Example after 20 epochs:
Dataset Evaluation | NN Evaluation | Difference |
---|---|---|
-0.10164772719144821 | 0.03077016 | 0.13241789 |
0.6967725157737732 | 0.03180310 | 0.66496944 |
-0.3644430935382843 | 0.03119821 | 0.39564130 |
0.5291759967803955 | 0.03258476 | 0.49659124 |
-0.25989893078804016 | 0.03316733 | 0.29306626 |
The NN Evaluation is stuck at 0.03, which is the approximate average evaluation of the dataset. It is also stuck there, not continuing to improve.
What I tried
- Increased and decreased NN size
- Added up to 20 extra Conv2D layers since google did that in their implementation aswell
- Removed all 10 extra Conv2D layers since I read that many NN are too complex for the dataset
- Trained for days at a time
- Since the NN is stuck at 0.03, and also doesn't move from there, that was wasted.
- Dense NN instead of CNN
- Did not eliminate the point where the NN gets stuck, but trains faster (aka. gets stuck faster :) )

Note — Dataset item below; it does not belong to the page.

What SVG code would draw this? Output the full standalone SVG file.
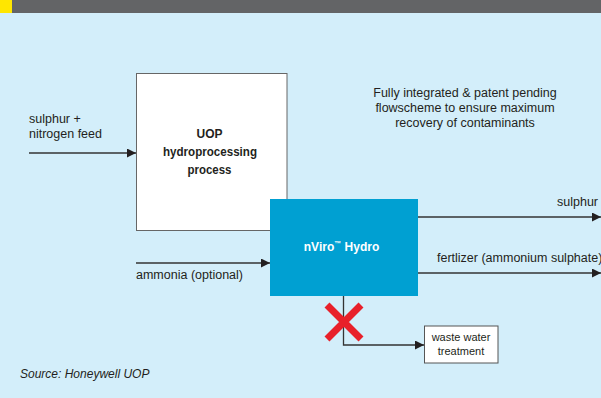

model = Sequential() model.add(Dense(2048, input_shape=(12 * 8 * 8,), activation='relu')) model.add(Dense(2048, activation='relu')) model.add(Dense(2048, activation='relu')) model.add(Dense(1, activation='tanh')) model.compile( loss='mean_squared_error', optimizer=Adam(learning_rate=0.001), # metrics=['accuracy', 'mse'] )
- Sigmoid activation instead of tanh Moves evaluation from a range of -1 to 1 to a range of 0 to 1 but otherwise did not change anything about getting stuck.
- Epochs, batchsize and chunksize increased and decreased All of these changes did not significantly change the NN evaluation.
- Learning Rate addaption
- Larger learning rates (0.1) made the NN unstable, each time training, converging to either -1, 1 or 0.
- Smaller learning rates (0.0001) made the NN converge slower, but still stuck at 0.03.
Question
What to do? Is there something I'm missing or is there an error?